The University of Missouri writes that the melon has a long history: Cultivation is confirmed for Florida as early as 1576, and for Massachusetts in 1629. Even Thomas Jefferson is said to have grown melons on his estate in Monticello, Virginia (completed in 1809), and for Native Americans there is mention of melon cultivation for the Mississippi river valley as far away as Florida. So it is not so unlikely after all that a Jenny Lind fan in the USA gave the melon its name.

Conclusion

All signs point to it, and the sources I found seem to confirm it, the Jenny Lind melon got its name in the southern United States of America. It is probably based on the Center Melon, possibly of Armenian origin. The new variety came back to Europe, at least in a French and a German plant directory I found evidence for that.

Und wie schmeckt sie nun?

And how does it taste now?

To answer the first question: I don't know. I ordered the seeds 1 week and 2 days ago and they still haven't arrived. It's supposed to grow quickly and if it does, with the weather this year, I'll give it a try. I'll sow them and see if I can get them to ripen over the summer. The short ripening period would be good for the weather, as spring doesn't promise much this year.
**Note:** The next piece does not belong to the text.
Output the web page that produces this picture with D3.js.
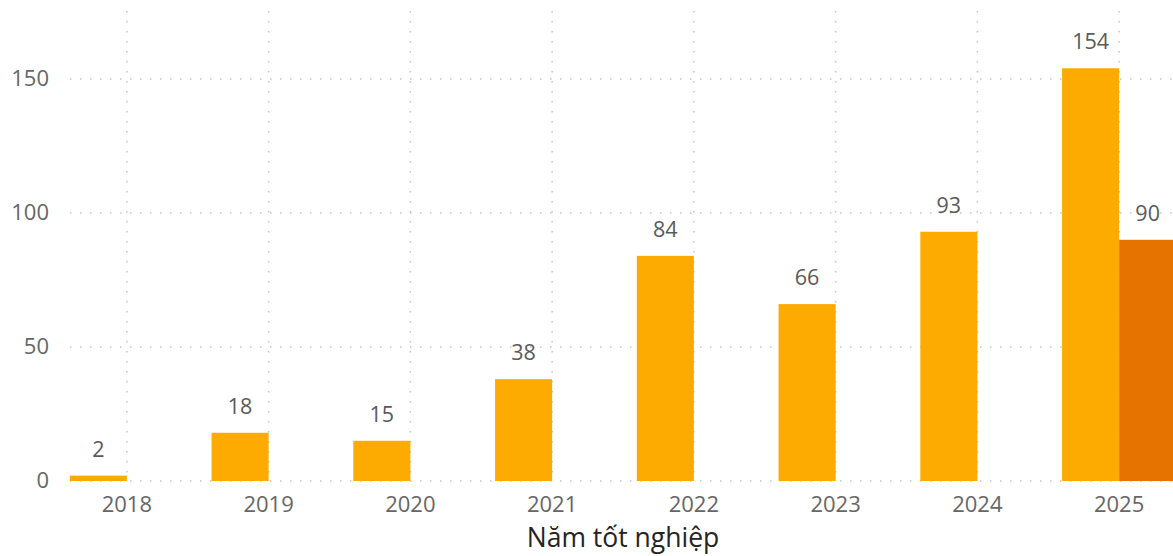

Then I will take photos and report back here.

Thanks for reading and making it this far!

tl, dr;

The Jenny Lind melon probably got its name in the south of the United States of America. It is probably based on the Center Melon, possibly of Armenian origin. The new variety made its way back to Europe relatively quickly; I have found evidence of this at least in a French and a German plant directory.